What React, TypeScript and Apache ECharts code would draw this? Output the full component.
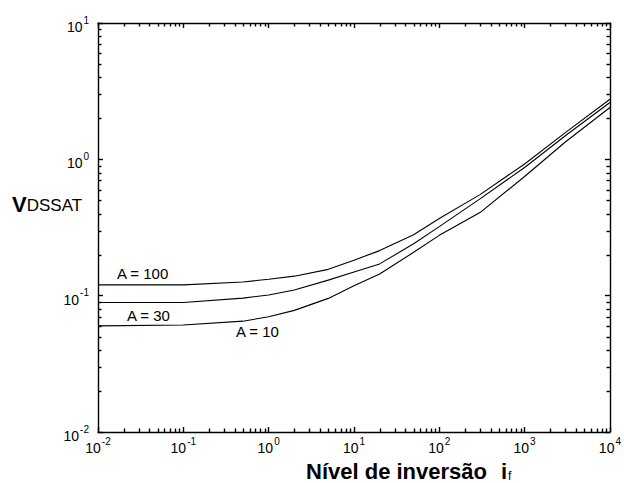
import React, { useEffect, useRef } from "react";
import * as echarts from "echarts";

// Inversion level i_f (x) and V_DSSAT (y) for each A
const xs = [0.01, 0.1, 0.5, 1, 2, 5, 10, 20, 50, 100, 300, 1000, 3000, 10000];
const a100 = [0.12, 0.12, 0.126, 0.132, 0.139, 0.156, 0.182, 0.214, 0.28, 0.368, 0.551, 0.924, 1.57, 2.76];
const a30 = [0.089, 0.089, 0.096, 0.101, 0.11, 0.13, 0.149, 0.171, 0.24, 0.321, 0.513, 0.872, 1.49, 2.61];
const a10 = [0.06, 0.061, 0.065, 0.07, 0.078, 0.0955, 0.118, 0.144, 0.208, 0.277, 0.407, 0.748, 1.34, 2.4];

const X_MIN = 0.01;
const X_MAX = 10000;
const Y_MIN = 0.01;
const Y_MAX = 10;

const xDecades = [-2, -1, 0, 1, 2, 3];
const yDecades = [-2, -1, 0];
const mantissas = [2, 3, 4, 5, 6, 7, 8, 9];

const FONT = "'Liberation Sans', Arial, Helvetica, sans-serif";

export default function App() {
  const ref = useRef<HTMLDivElement>(null);

  useEffect(() => {
    if (!ref.current) return;
    const chart = echarts.init(ref.current, undefined, { renderer: "svg" });

    const xMinor: number[][] = [];
    xDecades.forEach((d) => mantissas.forEach((m) => xMinor.push([m * Math.pow(10, d), 1])));
    const yMinor: number[][] = [];
    yDecades.forEach((d) => mantissas.forEach((m) => yMinor.push([1, m * Math.pow(10, d)])));

    const labelFmt = (v: number) => `{b|10}{s|${Math.round(Math.log10(v))}}`;
    const rich = {
      b: { fontSize: 14, fontFamily: FONT, color: "#000", lineHeight: 22, verticalAlign: "bottom" },
      s: { fontSize: 10, fontFamily: FONT, color: "#000", lineHeight: 22, verticalAlign: "bottom", padding: [0, 0, 9, 1] },
    };

    const axisCommon = {
      type: "log" as const,
      logBase: 10,
      axisLine: { show: true, onZero: false, lineStyle: { color: "#000", width: 1.4 } },
      axisTick: { show: true, inside: true, length: 5, lineStyle: { color: "#000", width: 1.4 } },
      splitLine: { show: false },
      minorTick: { show: false },
    };

    const lineSeries = (vals: number[]) => ({
      type: "line",
      xAxisIndex: 0,
      yAxisIndex: 0,
      data: xs.map((x, i) => [x, vals[i]]),
      showSymbol: false,
      symbol: "none",
      lineStyle: { color: "#000", width: 1.1 },
      silent: true,
    });

    const tick = (x1: number, y1: number, x2: number, y2: number) => ({
      type: "line",
      shape: { x1, y1, x2, y2 },
      style: { stroke: "#000", lineWidth: 1.4 },
    });

    chart.setOption({
      animation: false,
      backgroundColor: "#fff",
      grid: { left: 98, top: 23, right: 9, bottom: 51, containLabel: false },
      xAxis: [
        {
          ...axisCommon,
          position: "bottom",
          min: X_MIN,
          max: X_MAX,
          axisLabel: { show: true, margin: 1, formatter: labelFmt, rich },
        },
        {
          ...axisCommon,
          position: "top",
          min: X_MIN,
          max: X_MAX,
          axisLabel: { show: false },
        },
      ],
      yAxis: [
        {
          ...axisCommon,
          position: "left",
          min: Y_MIN,
          max: Y_MAX,
          axisLabel: { show: true, margin: 9, formatter: labelFmt, rich },
        },
        {
          ...axisCommon,
          position: "right",
          min: Y_MIN,
          max: Y_MAX,
          axisLabel: { show: false },
        },
      ],
      series: [
        lineSeries(a100),
        lineSeries(a30),
        lineSeries(a10),
        {
          type: "custom",
          coordinateSystem: "cartesian2d",
          xAxisIndex: 0,
          yAxisIndex: 0,
          data: xMinor,
          encode: { x: 0, y: 1 },
          clip: false,
          silent: true,
          z: 5,
          renderItem: (params: any, api: any) => {
            const v = api.value(0);
            const pb = api.coord([v, Y_MIN]);
            const pt = api.coord([v, Y_MAX]);
            const xx = Math.round(pb[0]) + 0.5;
            return {
              type: "group",
              children: [tick(xx, pb[1], xx, pb[1] - 3.5), tick(xx, pt[1], xx, pt[1] + 3.5)],
            };
          },
        },
        {
          type: "custom",
          coordinateSystem: "cartesian2d",
          xAxisIndex: 0,
          yAxisIndex: 0,
          data: yMinor,
          encode: { x: 0, y: 1 },
          clip: false,
          silent: true,
          z: 5,
          renderItem: (params: any, api: any) => {
            const v = api.value(1);
            const pl = api.coord([X_MIN, v]);
            const pr = api.coord([X_MAX, v]);
            const yy = Math.round(pl[1]) + 0.5;
            return {
              type: "group",
              children: [tick(pl[0], yy, pl[0] + 3.5, yy), tick(pr[0], yy, pr[0] - 3.5, yy)],
            };
          },
        },
      ],
      graphic: [
        { type: "text", left: 117, top: 266, style: { text: "A = 100", font: `15px ${FONT}`, fill: "#000" } },
        { type: "text", left: 127, top: 308, style: { text: "A = 30", font: `15px ${FONT}`, fill: "#000" } },
        { type: "text", left: 236, top: 324, style: { text: "A = 10", font: `15px ${FONT}`, fill: "#000" } },
        {
          type: "text",
          left: 12,
          top: 193,
          style: {
            text: "{v|V}{d|DSSAT}",
            rich: {
              v: { fontSize: 22, fontWeight: "bold", fontFamily: FONT, fill: "#000", verticalAlign: "bottom", lineHeight: 24 },
              d: { fontSize: 17, fontFamily: FONT, fill: "#000", verticalAlign: "bottom", lineHeight: 24, padding: [0, 0, 1, 0] },
            },
          },
        },
        {
          type: "text",
          left: 306,
          top: 460,
          style: {
            text: "{n|Nível de inversão}{i|i}{f|f}",
            rich: {
              n: { fontSize: 22, fontWeight: "bold", fontFamily: FONT, fill: "#000", verticalAlign: "bottom", lineHeight: 24 },
              i: { fontSize: 22, fontWeight: "bold", fontFamily: FONT, fill: "#000", verticalAlign: "bottom", lineHeight: 24, padding: [0, 0, 0, 14] },
              f: { fontSize: 12, fontFamily: FONT, fill: "#000", verticalAlign: "bottom", lineHeight: 24, padding: [0, 0, 0, 1] },
            },
          },
        },
      ],
    });

    return () => chart.dispose();
  }, []);

  return <div ref={ref} style={{ width: 624, height: 483, position: "absolute", left: 0, top: 0 }} />;
}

****************************************

- **Requirement**: Extract, from the listing above, every line where the string "React" occurs.

- **Completed exercise**:
What React, TypeScript and Apache ECharts code would draw this? Output the full component.
import React, { useEffect, useRef } from "react";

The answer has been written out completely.